Reeves has also already announced big future cuts in benefits for the unemployed poor, particularly for the disabled. These cuts will likely become as unpopular as the two-child cap when they are introduced, and they may now become larger still in order to meet her fiscal rules.
It is all beginning to look like a tax-and-benefits Ponzi scheme, in which ever bigger welfare cuts are promised so that the government can pay for reversing the last batch of cuts to have become unpopular.
However, Farage is posing another, even bigger challenge to both Labour and the Tories. Until now, both of the old parties have played by conventional rules, policed by the Office for Budget Responsibility (OBR), which require governments and would-be governments to present tax-and-spend policies with figures that add up. Farage has clearly announced that he isn’t going to play by these rules—but what can Starmer and Kemi Badenoch do if the populist’s popularity does not rapidly wane?

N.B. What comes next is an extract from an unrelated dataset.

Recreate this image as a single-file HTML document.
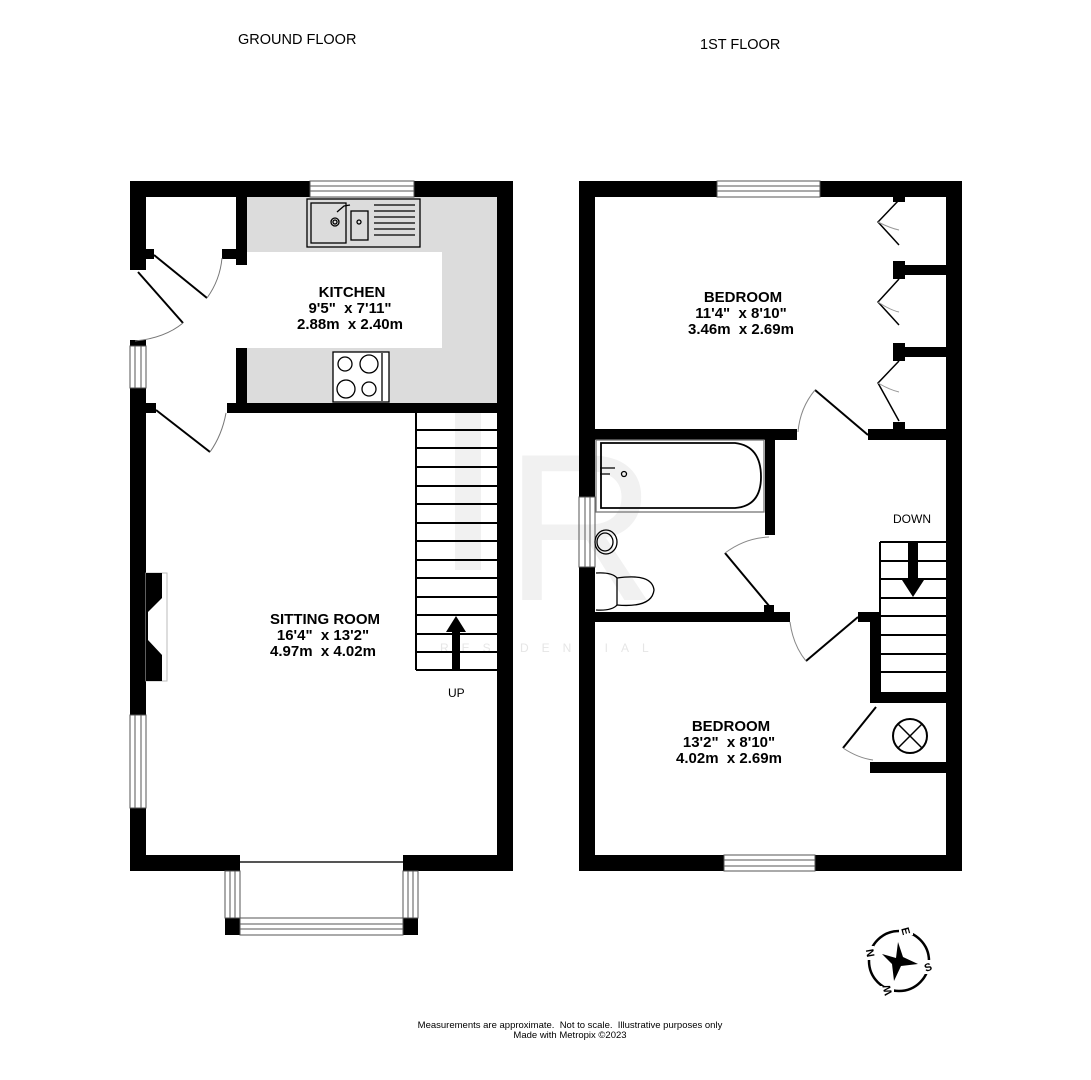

Starmer has only limited choices, since the bond markets will repeat their treatment of Liz Truss if he tries to offer massive unfunded tax and spend giveaways.
Badenoch and the Tories, by contrast, are in a death struggle with Farage to be the main opposition party. Until now Badenoch has refused to engage in a Dutch auction with Farage, mindful of the Truss experience. Does she now make a virtue of fiscal responsibility, or take fright and enter the bidding with Reform UK?
Badenoch faces this dilemma even on the two existing welfare controversies, leaving aside Farage’s income tax cuts. She is currently indicating that she could reverse the winter fuel payment cut but not lift the two-child cap. If both Starmer and Farage propose to lift the cap, will she alone stick to this welfare cut on poor children? Fiscal virtue is one thing, but if it comes at the price of electoral oblivion maybe it is not so appealing.
A lot depends on whether Farage can repeat the Donald Trump trick in making populism more genuinely popular than economic responsibility. Either way, the poor have as much to fear as to gain.